The Overlooked Child
My dad wanted a daughter, and his wish came true when my older sister was born—a blonde-haired, blue-eyed angel, a spitting image of my mom. Mom wanted a boy, so she was a bit disappointed when the second child was also a girl—that was me. Plus, I have dark hair and brown eyes: I look like my grandfather, who was a difficult man nobody liked. Mom’s wish was fulfilled when my little brother arrived. So both my parents got what they wanted, they got their favorite child, and somewhere in the “also-ran” category was me, with my stacked disadvantage middle child syndrome.

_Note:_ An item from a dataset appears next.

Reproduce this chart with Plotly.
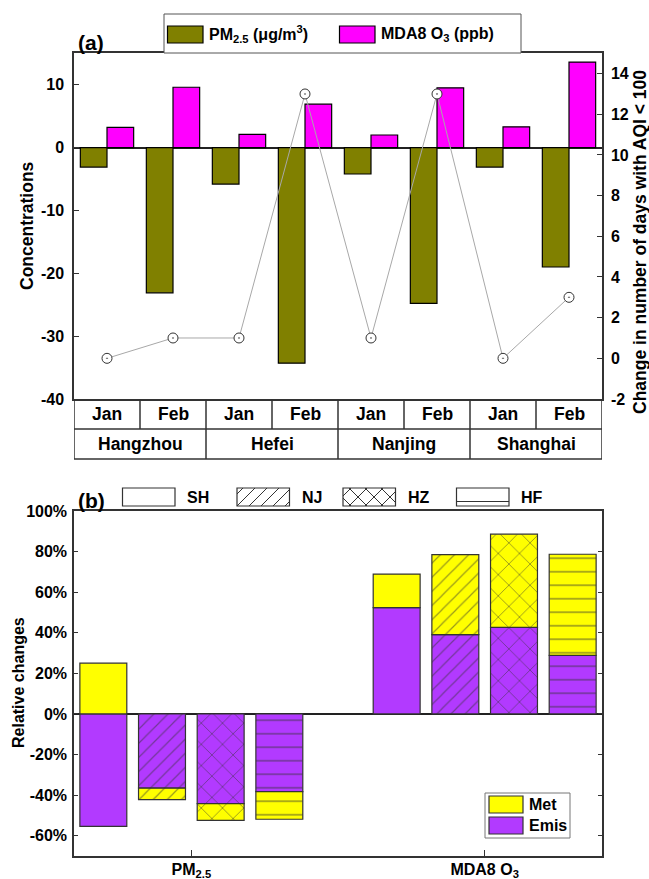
import plotly.graph_objects as go

W, H = 649, 879

# ---------------- data: panel (a) ----------------
cities_a = ["Hangzhou", "Hefei", "Nanjing", "Shanghai"]
months = ["Jan", "Feb"]
pm25_change = [-3.1, -23.1, -5.8, -34.3, -4.2, -24.8, -3.1, -19.0]
o3_change = [3.2, 9.6, 2.1, 6.9, 2.0, 9.5, 3.3, 13.6]
aqi_days_change = [0, 1, 1, 13, 1, 13, 0, 3]
conc_ticks = [-40, -30, -20, -10, 0, 10]
conc_ticklabels = ["-40", "-30", "-20", "-10", "0", "10"]
days_ticks = [-2, 0, 2, 4, 6, 8, 10, 12, 14]
days_ticklabels = ["-2", "0", "2", "4", "6", "8", "10", "12", "14"]

# ---------------- data: panel (b) ----------------
cities_b = ["SH", "NJ", "HZ", "HF"]
pollutants_b = ["PM<sub>2.5</sub>", "MDA8 O<sub>3</sub>"]
emis_pm25 = [-0.554, -0.366, -0.442, -0.383]
met_pm25 = [0.250, -0.056, -0.082, -0.136]
emis_o3 = [0.524, 0.391, 0.427, 0.289]
met_o3 = [0.165, 0.394, 0.459, 0.498]
rel_ticks = [-0.6, -0.4, -0.2, 0.0, 0.2, 0.4, 0.6, 0.8, 1.0]
rel_ticklabels = ["-60%", "-40%", "-20%", "0%", "20%", "40%", "60%", "80%", "100%"]

# ---------------- styles ----------------
FONT = "Liberation Sans, Arial, sans-serif"
OLIVE, MAGENTA = "#808000", "#FF00FF"
YELLOW, PURPLE = "#FFFF00", "#B23AFF"
city_pattern = {"SH": "", "NJ": "/", "HZ": "x", "HF": "-"}
pattern_size = {"": 10, "/": 10, "x": 15, "-": 13.5}


def X(px):
    return px / W


def Y(py):
    return 1 - py / H


def note(x, y, text, size, xanchor="center", yanchor="middle", xref="paper", **kw):
    return dict(x=x, y=y, xref=xref, yref="paper", text=text, showarrow=False,
                xanchor=xanchor, yanchor=yanchor, font=dict(size=size), **kw)


fig = go.Figure()

# ---------- panel (a) ----------
n_a = len(cities_a) * len(months)
x_a = list(range(n_a))
bw = 0.404
fig.add_trace(go.Bar(x=x_a, y=pm25_change, width=bw, offset=-bw,
                     marker=dict(color=OLIVE, line=dict(color="black", width=1.2)),
                     xaxis="x", yaxis="y", showlegend=False))
fig.add_trace(go.Bar(x=x_a, y=o3_change, width=bw, offset=0,
                     marker=dict(color=MAGENTA, line=dict(color="black", width=1.2)),
                     xaxis="x", yaxis="y", showlegend=False))
fig.add_trace(go.Scatter(x=x_a, y=aqi_days_change, mode="lines+markers",
                         line=dict(color="#A8A8A8", width=1),
                         marker=dict(symbol="circle-dot", size=10, color="white",
                                     line=dict(color="#333333", width=1)),
                         xaxis="x", yaxis="y2", showlegend=False))

# ---------- panel (b) ----------
GROUP_STEP = len(cities_b) + 1
for c, city in enumerate(cities_b):
    shp = city_pattern[city]
    xs = [c, GROUP_STEP + c]
    for vals, col in (([emis_pm25[c], emis_o3[c]], PURPLE), ([met_pm25[c], met_o3[c]], YELLOW)):
        fig.add_trace(go.Bar(
            x=xs, y=vals, width=0.8,
            marker=dict(color=col, line=dict(color="#333333", width=1.2),
                        pattern=dict(shape=shp, size=pattern_size[shp], solidity=0.12,
                                     fgcolor="#333333", bgcolor=col)),
            xaxis="x3", yaxis="y3", showlegend=False))

shapes = []
annotations = []

# ---------- table under panel (a) ----------
T0, T1, T2 = 399, 429, 459
line_style = dict(color="#333333", width=1.5)
for yy in (T1, T2):
    shapes.append(dict(type="line", xref="x", yref="paper", x0=-0.5, x1=n_a - 0.5,
                       y0=Y(yy), y1=Y(yy), line=line_style))
for k in range(len(cities_a) + 1):
    xx = k * len(months) - 0.5
    shapes.append(dict(type="line", xref="x", yref="paper", x0=xx, x1=xx,
                       y0=Y(T0), y1=Y(T2), line=line_style))
for k in range(len(cities_a)):
    for m in range(1, len(months)):
        xx = k * len(months) + m - 0.5
        shapes.append(dict(type="line", xref="x", yref="paper", x0=xx, x1=xx,
                           y0=Y(T0), y1=Y(T1), line=line_style))
for k, city in enumerate(cities_a):
    for m, mon in enumerate(months):
        annotations.append(note(k * len(months) + m, Y((T0 + T1) / 2), mon, 17.5, xref="x"))
    annotations.append(note(k * len(months) + (len(months) - 1) / 2, Y((T1 + T2) / 2),
                            city, 17.5, xref="x"))

# ---------- legend (a) ----------
shapes.append(dict(type="rect", xref="paper", yref="paper", x0=X(164), x1=X(521),
                   y0=Y(53), y1=Y(14), line=dict(color="#555555", width=1), fillcolor="white"))
for (x0, x1, col, txt, tx) in ((167.5, 203, OLIVE, "PM<sub>2.5</sub> (μg/m<sup>3</sup>)", 207),
                               (339.5, 375, MAGENTA, "MDA8 O<sub>3</sub> (ppb)", 379)):
    shapes.append(dict(type="rect", xref="paper", yref="paper", x0=X(x0), x1=X(x1),
                       y0=Y(43), y1=Y(26), line=dict(color="black", width=1.2), fillcolor=col))
    annotations.append(note(X(tx), Y(34), txt, 16, xanchor="left"))


# ---------- legend (b) top: city patterns ----------
def hatch(x0, y0, x1, y1, kind, s):
    segs = []
    if kind in ("/", "x"):
        k = x0 + y0 + s / 2
        while k < x1 + y1:
            xa, xb = max(x0, k - y1), min(x1, k - y0)
            if xb > xa:
                segs.append((xa, k - xa, xb, k - xb))
            k += s
    if kind == "x":
        k = x0 - y1 + s / 2
        while k < x1 - y0:
            xa, xb = max(x0, k + y0), min(x1, k + y1)
            if xb > xa:
                segs.append((xa, xa - k, xb, xb - k))
            k += s
    if kind == "-":
        yy = y0 + 0.75 * (y1 - y0)
        segs.append((x0, yy, x1, yy))
    return segs


sw_left = [122.5, 237, 343, 456.5]
for c, city in enumerate(cities_b):
    x0, x1, y0, y1 = sw_left[c], sw_left[c] + 52.5, 488, 506
    shp = city_pattern[city]
    for (a, b, cc, d) in hatch(x0, y0, x1, y1, shp, 12 if shp == "/" else 16):
        shapes.append(dict(type="line", xref="paper", yref="paper", x0=X(a), y0=Y(b),
                           x1=X(cc), y1=Y(d), line=dict(color="#333333", width=1)))
    shapes.append(dict(type="rect", xref="paper", yref="paper", x0=X(x0), x1=X(x1),
                       y0=Y(y1), y1=Y(y0), line=dict(color="#333333", width=1.2)))
    annotations.append(note(X(x1 + 10), Y(497), city, 16, xanchor="left"))

# ---------- legend (b) bottom: Met / Emis ----------
shapes.append(dict(type="rect", xref="paper", yref="paper", x0=X(485), x1=X(570),
                   y0=Y(838), y1=Y(793), line=dict(color="#777777", width=1), fillcolor="white"))
for (yt, yb, col, txt) in ((796, 813, YELLOW, "Met"), (817, 834, PURPLE, "Emis")):
    shapes.append(dict(type="rect", xref="paper", yref="paper", x0=X(489), x1=X(523),
                       y0=Y(yb), y1=Y(yt), line=dict(color="#333333", width=1.2), fillcolor=col))
    annotations.append(note(X(527), Y((yt + yb) / 2), txt, 16, xanchor="left"))

# ---------- panel labels & axis titles ----------
annotations += [
    note(X(76), Y(42), "(a)", 21, xanchor="left"),
    note(X(76), Y(500), "(b)", 21, xanchor="left"),
    note(X(27), Y(226), "Concentrations", 17.5, textangle=-90),
    note(X(640), Y(242), "Change in number of days with AQI < 100", 17.5, textangle=-90),
    note(X(18), Y(683), "Relative changes", 16, textangle=-90),
]

axis_common = dict(showgrid=False, showline=True, linecolor="#333333", linewidth=1.5,
                   ticks="inside", tickwidth=1.2, tickcolor="#333333",
                   tickfont=dict(size=16), automargin=False)

dom_x = [X(74), X(602)]
fig.update_layout(
    width=W, height=H,
    margin=dict(l=0, r=0, t=0, b=0),
    paper_bgcolor="white", plot_bgcolor="white",
    font=dict(family=FONT, size=16, color="black", weight="bold"),
    barmode="relative",
    showlegend=False,
    xaxis=dict(domain=dom_x, anchor="y", range=[-0.5, n_a - 0.5], showticklabels=False,
               ticks="", showline=True, mirror=True, linecolor="#333333", linewidth=1.5,
               showgrid=False, zeroline=False, automargin=False),
    yaxis=dict(domain=[Y(399), Y(53.3)], anchor="x", range=[-40, 15], tickvals=conc_ticks,
               ticktext=conc_ticklabels, zeroline=True, zerolinecolor="#222222",
               zerolinewidth=1.5, ticklabelstandoff=5, ticklen=5, **axis_common),
    yaxis2=dict(overlaying="y", side="right", anchor="x", range=[-2, 15], tickvals=days_ticks,
                ticktext=days_ticklabels, zeroline=False, ticklabelstandoff=4, ticklen=5,
                **axis_common),
    xaxis3=dict(domain=dom_x, anchor="y3", range=[-0.5, 2 * GROUP_STEP - 1.5],
                tickvals=[(len(cities_b) - 1) / 2, GROUP_STEP + (len(cities_b) - 1) / 2],
                ticktext=pollutants_b, mirror=True, zeroline=False, ticklen=6,
                ticklabelstandoff=-2, **axis_common),
    yaxis3=dict(domain=[Y(856), Y(511)], anchor="x3", range=[-0.70, 1.0], tickvals=rel_ticks,
                ticktext=rel_ticklabels, mirror="ticks", zeroline=True,
                zerolinecolor="#222222", zerolinewidth=1.5, ticklabelstandoff=2, ticklen=4,
                **axis_common),
    shapes=shapes,
    annotations=annotations,
)

fig.write_html("out.html", config={"displayModeBar": False},
               post_script="document.body.style.margin='0px';")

As a kid, I rebelled sometimes, but then I accepted my place and decided my own family would be the one I deserved. It took a while, but it happened. I married at 38, we have two kids, and every day I make sure they know they are my first and most important priority.
On the Outside
I realized I’m a "peripheral friend." I’m never part of the inner circle, but I’m not a stranger either. Usually, I connect through a mutual friend, coworker, or hobby. I’m a welcome guest but never among the first invited.

Resigned
I was fully planning my wedding when my fiancé announced that his ex took him back and he was going back to her, sorry. Because “Panni is his dream woman.” I was heartbroken and cried for two months until one evening the prodigal guy showed up. He was crying too because Panni changed her mind and kicked him out for good. We went ahead with the wedding. At the altar, I wasn’t crying from emotion but from seeing my bridesmaids’ faces. They couldn’t hide their disgust toward my fiancé and their pity for me. I understood them, but I love my husband. Even if I know I was only Plan B.
Left Behind
When I organize family events, they come, but no one ever invites me anywhere on their own. I’m always an afterthought.
The Overcompensator
They say an overlooked child grows into one of two adults: unreachable or a compulsive people-pleaser. I became the latter, always trying to please everyone. I say yes to every request, take on every task, do everything to be liked and loved. I cook soup when someone’s sick. I remember every birthday. I cover your overtime. My eagerness comes from fear: I make myself indispensable because I’m afraid they’ll leave the moment I stop self-sacrificing.

The Reserved One
In high school, all my girlfriends blossomed into butterflies, while I stayed a little caterpillar. I quickly realized that life is tougher for a girl who’s not considered pretty and accepted it. Knowing I’d never win the popularity game, I chose not to play. I have no one, but I don’t need anyone—I am my own fortress. Others see me as shy and cold, but really, it’s how I protect myself from more disappointments.
When a guy first asked me out, I thought he was joking. When we got together, I assumed it was temporary and prepared myself to be left. Every gift, every kindness felt suspicious—I handled it with caution, always looking for the catch.